■ PROVIDED DATA
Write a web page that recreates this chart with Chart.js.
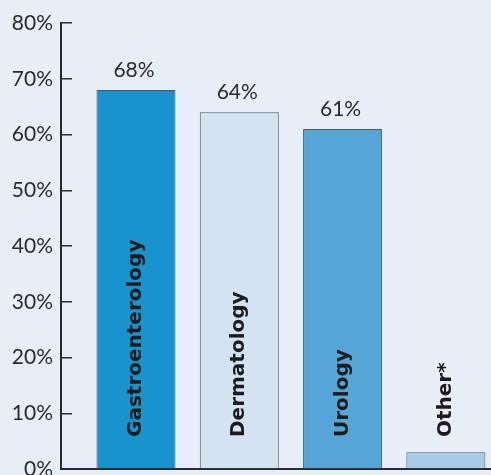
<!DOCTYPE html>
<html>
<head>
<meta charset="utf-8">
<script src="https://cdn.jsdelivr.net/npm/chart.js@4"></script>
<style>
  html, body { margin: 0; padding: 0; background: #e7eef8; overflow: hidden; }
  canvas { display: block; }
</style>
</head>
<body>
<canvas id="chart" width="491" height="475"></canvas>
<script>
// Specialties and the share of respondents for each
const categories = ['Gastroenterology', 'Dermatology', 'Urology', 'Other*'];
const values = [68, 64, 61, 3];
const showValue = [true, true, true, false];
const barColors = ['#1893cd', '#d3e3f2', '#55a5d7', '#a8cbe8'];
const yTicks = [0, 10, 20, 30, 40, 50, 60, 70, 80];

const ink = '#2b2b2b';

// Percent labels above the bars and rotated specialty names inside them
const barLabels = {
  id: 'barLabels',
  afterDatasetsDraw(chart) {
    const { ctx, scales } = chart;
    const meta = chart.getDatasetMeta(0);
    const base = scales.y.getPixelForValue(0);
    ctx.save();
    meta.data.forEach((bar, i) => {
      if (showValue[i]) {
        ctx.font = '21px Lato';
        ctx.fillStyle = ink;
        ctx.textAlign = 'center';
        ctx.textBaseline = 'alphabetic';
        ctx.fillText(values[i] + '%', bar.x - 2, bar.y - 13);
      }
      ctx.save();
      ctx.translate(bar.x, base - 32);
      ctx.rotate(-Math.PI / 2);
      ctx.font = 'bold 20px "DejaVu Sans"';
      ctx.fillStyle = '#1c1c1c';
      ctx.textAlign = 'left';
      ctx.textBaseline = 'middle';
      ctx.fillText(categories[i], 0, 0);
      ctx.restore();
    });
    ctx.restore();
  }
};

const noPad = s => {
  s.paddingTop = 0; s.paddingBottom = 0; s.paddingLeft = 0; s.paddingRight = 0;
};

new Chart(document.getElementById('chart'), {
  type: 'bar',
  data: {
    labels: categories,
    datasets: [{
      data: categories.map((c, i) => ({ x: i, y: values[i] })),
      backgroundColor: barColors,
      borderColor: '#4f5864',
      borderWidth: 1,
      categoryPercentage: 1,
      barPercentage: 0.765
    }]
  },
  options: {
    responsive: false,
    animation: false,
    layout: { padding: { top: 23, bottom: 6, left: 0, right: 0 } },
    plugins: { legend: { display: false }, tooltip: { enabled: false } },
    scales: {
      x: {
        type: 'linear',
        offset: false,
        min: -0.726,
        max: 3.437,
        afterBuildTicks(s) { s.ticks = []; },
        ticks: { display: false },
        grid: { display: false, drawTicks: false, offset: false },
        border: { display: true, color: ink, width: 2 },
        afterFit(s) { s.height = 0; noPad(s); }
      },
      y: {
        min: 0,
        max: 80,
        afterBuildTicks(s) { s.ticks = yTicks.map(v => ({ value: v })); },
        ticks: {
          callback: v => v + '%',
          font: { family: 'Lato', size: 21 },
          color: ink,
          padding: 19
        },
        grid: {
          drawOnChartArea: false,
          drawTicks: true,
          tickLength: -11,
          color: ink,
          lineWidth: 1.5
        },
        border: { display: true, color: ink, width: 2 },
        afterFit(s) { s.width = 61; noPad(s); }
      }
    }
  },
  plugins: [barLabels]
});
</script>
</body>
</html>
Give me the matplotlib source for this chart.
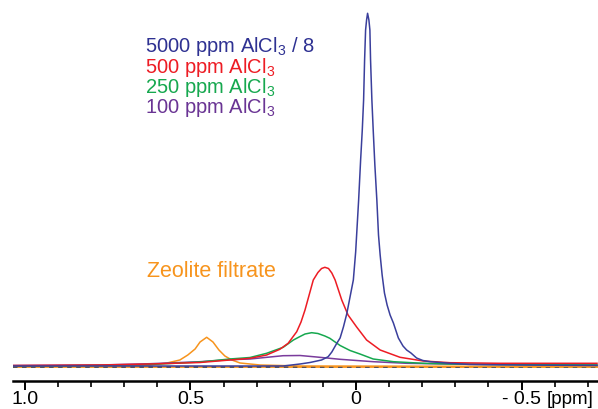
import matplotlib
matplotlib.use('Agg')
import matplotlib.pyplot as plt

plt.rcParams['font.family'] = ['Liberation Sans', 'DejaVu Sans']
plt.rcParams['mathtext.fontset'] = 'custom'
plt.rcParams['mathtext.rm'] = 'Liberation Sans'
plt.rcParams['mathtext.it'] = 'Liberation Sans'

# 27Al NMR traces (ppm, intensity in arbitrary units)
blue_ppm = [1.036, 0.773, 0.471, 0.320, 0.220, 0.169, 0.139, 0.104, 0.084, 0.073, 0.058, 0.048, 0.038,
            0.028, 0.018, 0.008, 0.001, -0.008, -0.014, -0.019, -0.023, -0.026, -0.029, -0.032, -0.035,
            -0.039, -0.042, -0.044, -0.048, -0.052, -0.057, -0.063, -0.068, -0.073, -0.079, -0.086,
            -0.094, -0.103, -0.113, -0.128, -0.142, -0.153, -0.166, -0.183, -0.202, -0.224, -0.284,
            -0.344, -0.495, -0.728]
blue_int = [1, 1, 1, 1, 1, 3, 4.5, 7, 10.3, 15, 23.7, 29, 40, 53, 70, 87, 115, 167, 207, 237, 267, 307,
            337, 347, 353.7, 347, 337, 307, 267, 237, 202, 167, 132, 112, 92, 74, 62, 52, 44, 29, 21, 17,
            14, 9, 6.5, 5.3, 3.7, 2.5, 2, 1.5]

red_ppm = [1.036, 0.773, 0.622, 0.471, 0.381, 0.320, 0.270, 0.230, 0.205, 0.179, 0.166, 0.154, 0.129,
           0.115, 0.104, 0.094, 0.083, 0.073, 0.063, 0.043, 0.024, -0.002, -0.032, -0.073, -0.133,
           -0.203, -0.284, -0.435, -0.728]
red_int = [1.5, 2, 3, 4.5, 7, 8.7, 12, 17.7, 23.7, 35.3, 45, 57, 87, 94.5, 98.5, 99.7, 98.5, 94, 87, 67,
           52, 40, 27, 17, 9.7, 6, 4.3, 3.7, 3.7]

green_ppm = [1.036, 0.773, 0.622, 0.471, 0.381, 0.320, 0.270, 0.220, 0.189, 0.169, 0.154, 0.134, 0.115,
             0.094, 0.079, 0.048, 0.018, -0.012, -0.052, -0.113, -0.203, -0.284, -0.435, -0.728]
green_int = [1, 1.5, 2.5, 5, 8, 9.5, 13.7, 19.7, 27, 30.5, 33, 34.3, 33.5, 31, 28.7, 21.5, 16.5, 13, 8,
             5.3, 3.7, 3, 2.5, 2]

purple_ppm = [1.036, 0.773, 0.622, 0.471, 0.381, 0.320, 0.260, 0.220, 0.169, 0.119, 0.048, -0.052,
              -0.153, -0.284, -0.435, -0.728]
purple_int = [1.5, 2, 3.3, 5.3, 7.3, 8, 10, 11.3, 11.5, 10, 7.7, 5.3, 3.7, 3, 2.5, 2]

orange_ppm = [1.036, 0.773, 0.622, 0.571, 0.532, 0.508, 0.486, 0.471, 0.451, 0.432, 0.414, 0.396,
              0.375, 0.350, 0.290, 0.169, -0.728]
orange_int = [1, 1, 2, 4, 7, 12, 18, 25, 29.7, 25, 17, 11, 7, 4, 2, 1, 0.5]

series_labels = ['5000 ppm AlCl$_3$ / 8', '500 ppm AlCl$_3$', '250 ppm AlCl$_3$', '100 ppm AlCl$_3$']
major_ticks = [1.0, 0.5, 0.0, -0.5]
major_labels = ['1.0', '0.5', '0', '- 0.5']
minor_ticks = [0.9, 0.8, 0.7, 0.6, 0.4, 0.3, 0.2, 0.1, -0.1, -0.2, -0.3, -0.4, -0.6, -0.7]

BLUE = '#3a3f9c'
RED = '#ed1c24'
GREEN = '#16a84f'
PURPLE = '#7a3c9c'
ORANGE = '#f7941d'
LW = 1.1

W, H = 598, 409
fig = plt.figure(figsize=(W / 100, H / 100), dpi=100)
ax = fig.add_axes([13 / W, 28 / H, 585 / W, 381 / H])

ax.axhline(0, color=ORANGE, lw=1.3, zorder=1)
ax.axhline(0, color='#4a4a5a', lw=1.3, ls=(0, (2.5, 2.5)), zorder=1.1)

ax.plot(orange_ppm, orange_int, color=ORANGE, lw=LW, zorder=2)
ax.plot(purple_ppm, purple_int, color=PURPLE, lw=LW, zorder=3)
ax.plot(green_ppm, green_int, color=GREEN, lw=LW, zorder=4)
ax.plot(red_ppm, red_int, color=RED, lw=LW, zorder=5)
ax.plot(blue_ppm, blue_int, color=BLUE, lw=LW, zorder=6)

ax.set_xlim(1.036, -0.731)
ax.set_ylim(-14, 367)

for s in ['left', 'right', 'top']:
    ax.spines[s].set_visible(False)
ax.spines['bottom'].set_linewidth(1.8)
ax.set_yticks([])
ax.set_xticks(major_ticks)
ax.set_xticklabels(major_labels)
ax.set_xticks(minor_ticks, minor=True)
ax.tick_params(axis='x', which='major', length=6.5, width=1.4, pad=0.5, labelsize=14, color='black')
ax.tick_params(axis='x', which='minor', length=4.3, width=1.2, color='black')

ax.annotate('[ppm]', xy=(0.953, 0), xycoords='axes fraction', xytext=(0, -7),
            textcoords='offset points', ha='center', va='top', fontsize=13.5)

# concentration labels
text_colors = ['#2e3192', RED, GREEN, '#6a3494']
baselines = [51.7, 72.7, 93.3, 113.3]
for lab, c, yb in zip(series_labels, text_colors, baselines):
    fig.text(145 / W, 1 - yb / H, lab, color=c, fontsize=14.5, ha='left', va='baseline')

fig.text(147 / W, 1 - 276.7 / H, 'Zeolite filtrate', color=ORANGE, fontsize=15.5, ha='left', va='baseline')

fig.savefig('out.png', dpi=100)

■ TO DO
Keep only those lines of the records that hold "matplotlib", and return them.

■ RESULT OF THIS EXERCISE
Give me the matplotlib source for this chart.
import matplotlib
matplotlib.use('Agg')
import matplotlib.pyplot as plt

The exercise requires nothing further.